Eve was seen by Enzo as an interloper at first, someone that would come between him and Denny. Initially, he was cautious in handing her his affection. Over the first year of their marriage, however, Enzo had warmed to Eve.

Eve had insisted on a natural childbirth, and as she is giving birth, Enzo hears her screams and realizes she is in pain bringing the new life into the world. As Eve lays in bed, nursing her newborn, Zoe, she asks for a minute with her baby; the midwives seek to shoo Enzo from the room, but Eve stops them and Enzo is puffed up with pride realizing he had a special dispensation with Eve that he had been unaware of. Eve reaches down and wiggles her fingers calling for Enzo. He bumps her hand with his snout, and Eve, still crying, and nursing little Zoe looks into Enzo’s eyes and asks him, “Will you promise to always protect her?” Enzo had found a place to begin with Eve.

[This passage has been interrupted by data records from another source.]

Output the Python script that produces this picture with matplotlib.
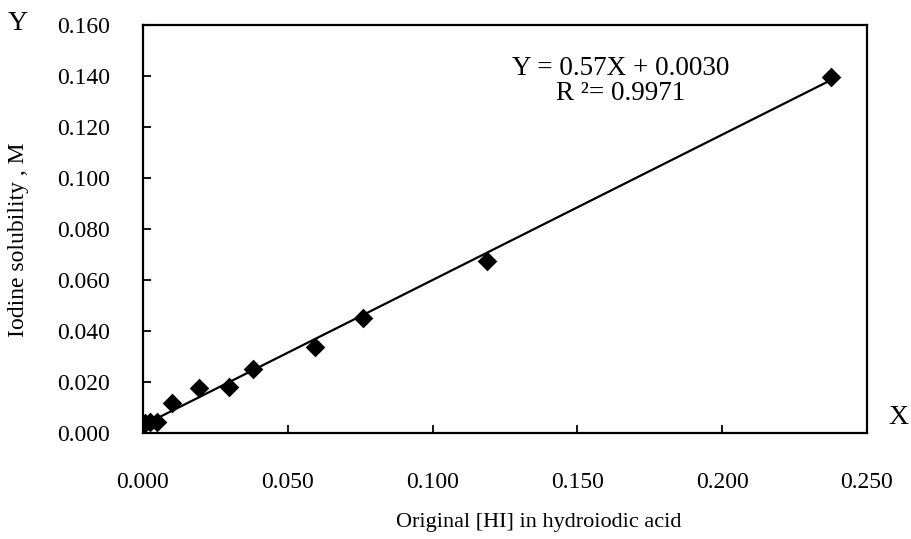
import matplotlib
matplotlib.use("Agg")
import matplotlib.pyplot as plt
import numpy as np

# Data
hi_conc = [0.0007, 0.0025, 0.0050, 0.0100, 0.0193, 0.0297, 0.0380, 0.0594, 0.0760, 0.1188, 0.2376]
iodine_sol = [0.0038, 0.0042, 0.0043, 0.0118, 0.0176, 0.0180, 0.0251, 0.0337, 0.0451, 0.0675, 0.1396]
slope = 0.57
intercept = 0.0030
r_squared = 0.9971
x_ticks = [0.000, 0.050, 0.100, 0.150, 0.200, 0.250]
y_ticks = [0.000, 0.020, 0.040, 0.060, 0.080, 0.100, 0.120, 0.140, 0.160]

plt.rcParams['font.family'] = ['Liberation Serif', 'DejaVu Serif']

W, H = 912, 539
fig = plt.figure(figsize=(W / 100, H / 100), dpi=100)
left, right, top, bottom = 143, 867, 25, 433
ax = fig.add_axes([left / W, 1 - bottom / H, (right - left) / W, (bottom - top) / H])

ax.scatter(hi_conc, iodine_sol, marker='D', s=10 ** 2, color='black', zorder=3, linewidths=0)
xs = np.array([min(hi_conc), max(hi_conc)])
ax.plot(xs, slope * xs + intercept, color='black', lw=1.6, zorder=2)

ax.set_xlim(x_ticks[0], x_ticks[-1])
ax.set_ylim(y_ticks[0], y_ticks[-1])
ax.set_xticks(x_ticks)
ax.set_yticks(y_ticks)
ax.set_xticklabels([f"{v:.3f}" for v in x_ticks])
ax.set_yticklabels([f"{v:.3f}" for v in y_ticks])
ax.tick_params(direction='in', length=6, width=1.3, labelsize=17)
ax.tick_params(axis='y', pad=24)
ax.tick_params(axis='x', pad=28)
for s in ax.spines.values():
    s.set_linewidth(1.6)
    s.set_color('black')

ax.set_xlabel("Original [HI] in hydroiodic acid", fontsize=16)
ax.xaxis.set_label_coords((539 - left) / (right - left), (bottom - 513) / (bottom - top))
ax.set_ylabel("Iodine solubility , M", fontsize=17)
ax.yaxis.set_label_coords((29 - left) / (right - left), (bottom - 240) / (bottom - top))

ax.text(0.660, 0.862, f"Y = {slope:.2f}X + {intercept:.4f}\nR ²= {r_squared:.4f}",
        transform=ax.transAxes, ha='center', va='center', fontsize=19.5,
        linespacing=1.02)

fig.text(18 / W, 1 - 23 / H, "Y", fontsize=20, ha='center', va='center')
fig.text(898 / W, 1 - 417 / H, "X", fontsize=20, ha='center', va='center')

fig.savefig("out.png", dpi=100)
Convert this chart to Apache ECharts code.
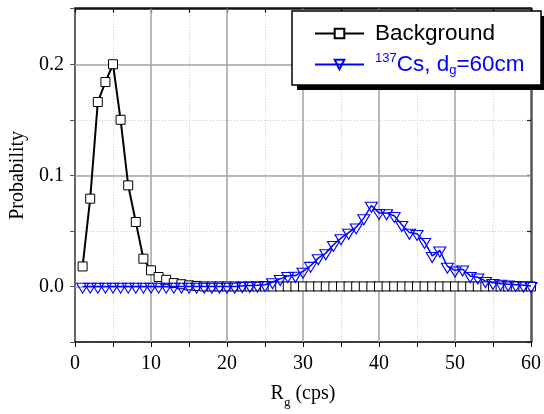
<!DOCTYPE html>
<html>
<head>
<meta charset="utf-8">
<script src="https://cdn.jsdelivr.net/npm/echarts@6/dist/echarts.min.js"></script>
<style>
  html, body { margin: 0; padding: 0; background: #fff; }
  #chart { width: 544px; height: 414px; }
</style>
</head>
<body>
<div id="chart"></div>
<script>
// Count rate R_g (cps) at which each probability was evaluated
const rateCps = [
  1, 2, 3, 4, 5, 6, 7, 8, 9, 10,
  11, 12, 13, 14, 15, 16, 17, 18, 19, 20,
  21, 22, 23, 24, 25, 26, 27, 28, 29, 30,
  31, 32, 33, 34, 35, 36, 37, 38, 39, 40,
  41, 42, 43, 44, 45, 46, 47, 48, 49, 50,
  51, 52, 53, 54, 55, 56, 57, 58, 59, 60
];

// Background count-rate distribution
const backgroundProb = [
  0.018, 0.079, 0.166, 0.184, 0.200, 0.150, 0.091, 0.058, 0.025, 0.0145,
  0.0085, 0.006, 0.003, 0.002, 0.001, 0.0005, 0, 0, 0, 0,
  0, 0, 0, 0, 0, 0, 0, 0, 0, 0,
  0, 0, 0, 0, 0, 0, 0, 0, 0, 0,
  0, 0, 0, 0, 0, 0, 0, 0, 0, 0,
  0, 0, 0, 0, 0, 0, 0, 0, 0, 0
];

// 137Cs source at d_g = 60 cm
const cesiumProb = [
  0, 0, 0, 0, 0, 0, 0, 0, 0, 0,
  0, 0, 0, 0, 0, 0, 0, 0, 0, 0,
  0, 0.0005, 0.0008, 0.001, 0.0015, 0.004, 0.0068, 0.0095, 0.0098, 0.0135,
  0.0187, 0.0255, 0.030, 0.0375, 0.0435, 0.0485, 0.0533, 0.0615, 0.0728, 0.0662,
  0.066, 0.0637, 0.0555, 0.0485, 0.0475, 0.0402, 0.0275, 0.0325, 0.018, 0.0145,
  0.0155, 0.0095, 0.0083, 0.005, 0.0033, 0.0025, 0.002, 0.0015, 0.001, 0.0005
];

// Axis ranges and solid (major) grid positions
const xRange = [0, 60];
const yRange = [-0.05, 0.25];
const xMajorGrid = [10, 20, 30, 40, 50];
const yMajorGrid = [0, 0.1, 0.2];

const pairs = (xs, ys) => xs.map((x, i) => [x, ys[i]]);

const serifFont = 'Liberation Serif, Times New Roman, serif';
const sansFont = 'Liberation Sans, Arial, sans-serif';

const chart = echarts.init(document.getElementById('chart'), null, { renderer: 'canvas' });

const majorGridLines = xMajorGrid.map(v => ({ xAxis: v }))
  .concat(yMajorGrid.map(v => ({ yAxis: v })));

// Legend frame with a solid drop shadow
const legendBox = { x: 292, y: 11, width: 249, height: 74, shadow: 5 };

chart.setOption({
  animation: false,
  backgroundColor: '#fff',
  grid: { left: 75, right: 11.3, top: 8.7, bottom: 67.4 },
  graphic: [
    {
      type: 'rect', silent: true, z: 10,
      shape: {
        x: legendBox.x + legendBox.shadow, y: legendBox.y + legendBox.shadow,
        width: legendBox.width, height: legendBox.height
      },
      style: { fill: '#000' }
    },
    {
      type: 'rect', silent: true, z: 11,
      shape: { x: legendBox.x, y: legendBox.y, width: legendBox.width, height: legendBox.height },
      style: { fill: '#fff', stroke: '#000', lineWidth: 1.5 }
    }
  ],
  legend: {
    orient: 'vertical',
    left: legendBox.x,
    top: legendBox.y,
    z: 20,
    padding: [10, 10, 8, 22],
    itemGap: 6,
    itemWidth: 49,
    itemHeight: 12,
    textStyle: {
      fontFamily: sansFont,
      fontSize: 22.5,
      lineHeight: 25,
      color: '#000',
      padding: [0, 0, 0, 6],
      rich: {
        sup: { fontSize: 13, lineHeight: 25, verticalAlign: 'top' },
        sub: { fontSize: 13, lineHeight: 25, verticalAlign: 'bottom' }
      }
    },
    data: [
      { name: 'Background' },
      { name: 'Cs-137', textStyle: { color: '#0000ff' } }
    ],
    formatter: name => name === 'Background'
      ? 'Background'
      : '{sup|137}Cs, d{sub|g}=60cm'
  },
  xAxis: [
    {
      type: 'value',
      position: 'bottom',
      min: xRange[0], max: xRange[1], interval: 5,
      name: 'R{sub|g} (cps)',
      nameLocation: 'middle',
      nameGap: 37,
      nameTextStyle: {
        fontFamily: serifFont, fontSize: 20, color: '#000',
        rich: { sub: { fontFamily: serifFont, fontSize: 13, verticalAlign: 'bottom', lineHeight: 30 } }
      },
      axisLine: { onZero: false, lineStyle: { color: '#000', width: 1.5 } },
      axisTick: { inside: false, length: 5, lineStyle: { color: '#000', width: 1 } },
      axisLabel: {
        margin: 12, fontFamily: serifFont, fontSize: 20, color: '#000',
        formatter: v => (Math.round(v) % 10 === 0 ? String(Math.round(v)) : '')
      },
      splitLine: { show: true, lineStyle: { color: '#c8c8c8', width: 1, type: [1, 2] } }
    },
    {
      type: 'value',
      position: 'top',
      min: xRange[0], max: xRange[1], interval: 5,
      axisLine: { onZero: false, lineStyle: { color: '#111', width: 2.5 } },
      axisTick: { inside: true, length: 4, lineStyle: { color: '#111', width: 1.2 } },
      axisLabel: { show: false },
      splitLine: { show: false }
    }
  ],
  yAxis: [
    {
      type: 'value',
      position: 'left',
      min: yRange[0], max: yRange[1], interval: 0.05,
      name: 'Probability',
      nameLocation: 'middle',
      nameGap: 44,
      nameTextStyle: { fontFamily: serifFont, fontSize: 20, color: '#000' },
      axisLine: { onZero: false, lineStyle: { color: '#666', width: 2 } },
      axisTick: { inside: false, length: 5, lineStyle: { color: '#555', width: 1 } },
      axisLabel: {
        margin: 11, fontFamily: serifFont, fontSize: 20, color: '#000',
        formatter: v => {
          const k = Math.round(v * 20);
          return Math.abs(k % 2) === 0 ? (k / 20).toFixed(1) : '';
        }
      },
      splitLine: { show: true, lineStyle: { color: '#c8c8c8', width: 1, type: [1, 2] } }
    },
    {
      type: 'value',
      position: 'right',
      min: yRange[0], max: yRange[1], interval: 0.05,
      axisLine: { onZero: false, lineStyle: { color: '#555', width: 2.5 } },
      axisTick: { inside: true, length: 4, lineStyle: { color: '#222', width: 1.2 } },
      axisLabel: { show: false },
      splitLine: { show: false }
    }
  ],
  series: [
    {
      // carries the solid grid lines at the major tick values
      name: 'grid-major',
      type: 'line',
      data: pairs(rateCps, backgroundProb),
      showSymbol: false,
      symbol: 'none',
      lineStyle: { opacity: 0 },
      silent: true,
      z: 1,
      markLine: {
        silent: true,
        z: 1,
        symbol: 'none',
        label: { show: false },
        lineStyle: { color: '#a6a6a6', width: 1.5, type: 'solid' },
        emphasis: { disabled: true },
        data: majorGridLines
      }
    },
    {
      name: 'Background',
      type: 'line',
      data: pairs(rateCps, backgroundProb),
      symbol: 'rect',
      symbolSize: 9,
      showAllSymbol: true,
      lineStyle: { color: '#000', width: 2 },
      itemStyle: { color: '#fff', borderColor: '#000', borderWidth: 1 },
      z: 3
    },
    {
      name: 'Cs-137',
      type: 'line',
      data: pairs(rateCps, cesiumProb),
      symbol: 'triangle',
      symbolRotate: 180,
      symbolSize: [12, 10],
      symbolOffset: [0, 1.7],
      showAllSymbol: true,
      lineStyle: { color: '#0000ff', width: 1.5 },
      itemStyle: { color: 'rgba(255,255,255,0)', borderColor: '#0000ff', borderWidth: 1.1 },
      z: 4
    }
  ]
});
</script>
</body>
</html>
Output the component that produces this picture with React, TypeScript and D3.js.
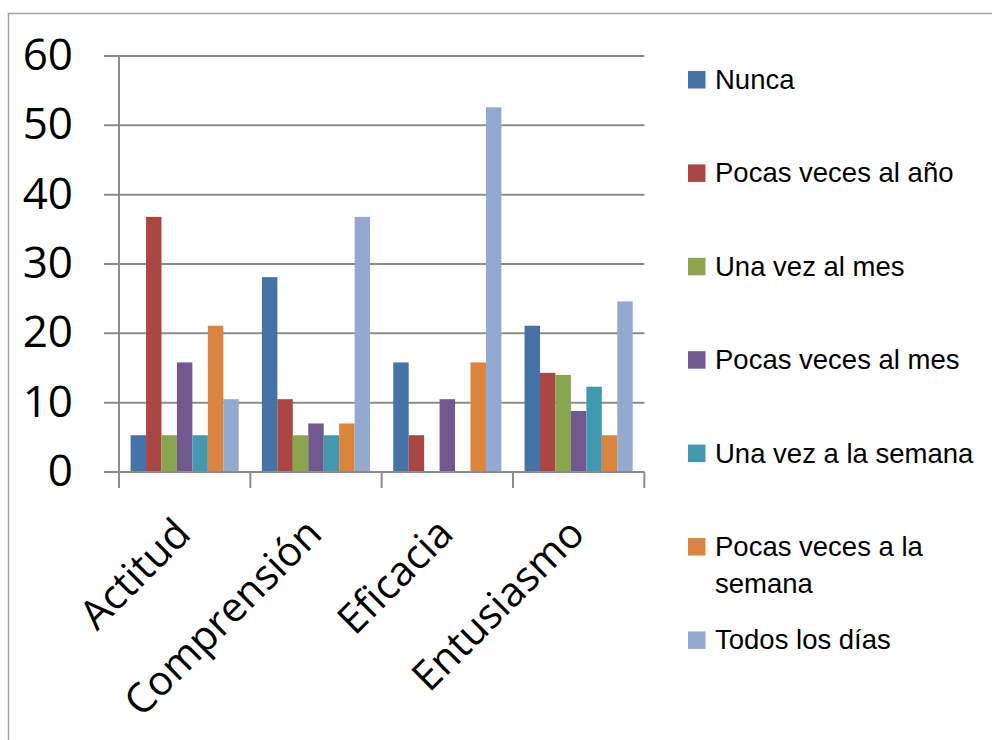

Parents often drive wedges between themselves and their married children. Rather than accepting that their adult child has found someone that they want to spend their lives with, some parents spend inordinate energy in their state of overprotection doing their best to sabotage marriage and love for their child. Eve’s parents, dubbed “the evil twins” by Enzo, feel that Eve could have done much better than Denny.

Life takes on new meaning for Enzo, with Zoe around. For most of the first year, Eve stays home with the new baby. The apartment in Seattle is full of life, and noise, and action. Then Eve returns to work, mainly for the health insurance that their young family needs and Denny, working for a small employer, can’t pick up at his work.

At first, Enzo is lost, alone in the apartment, wandering from room to room. Denny begins leaving the TV on for him again, telling Enzo that he’s counting on him to “be responsible.” Of course, Enzo, in his narrator’s voice indicates, “I am responsible!”

Stein, clearly knowledgeable about the bond that exists between a dog and its owner, must also be a race fan. While I know little about racing, and tend not to care much about it as a sport, I found Stein’s tidbits about world class drivers like Ayrton Senna, Jackie Steward, Michael Shumacher, and the other drivers mentioned interesting, and I found racing to be an intriguing metaphor to use in telling this story about dogs and humans.

Dogs, at least one as intuitive as Enzo knows when bad things are about to happen—he smells something bad happening in Eve—the dog is always the first to know.

The Art of Racing in the Rain alas, is not a feel good story. Bad things happen to good people. The perfect cocoon of family that existed for Denny is sent into a spin, like a race car whose tires lose their grip on wet pavement. Is Denny a skilled enough driver to know how to steer out this spin, or will he ultimately crash?

I’m not sure if this book would have been as interesting if Stein hadn’t have employed Enzo as his voice in telling the story. Ultimately, The Art of Racing in the Rain is a book about the triumph of the human spirit, as it overcomes the misdeeds and calculations of other humans, acting in their own self-interest, claiming to want what’s best, but ultimately seeking to destroy the life of another.

I highly recommend it, especially if you have a soft spot for animals, and in particular, if you consider dogs, man's best friend.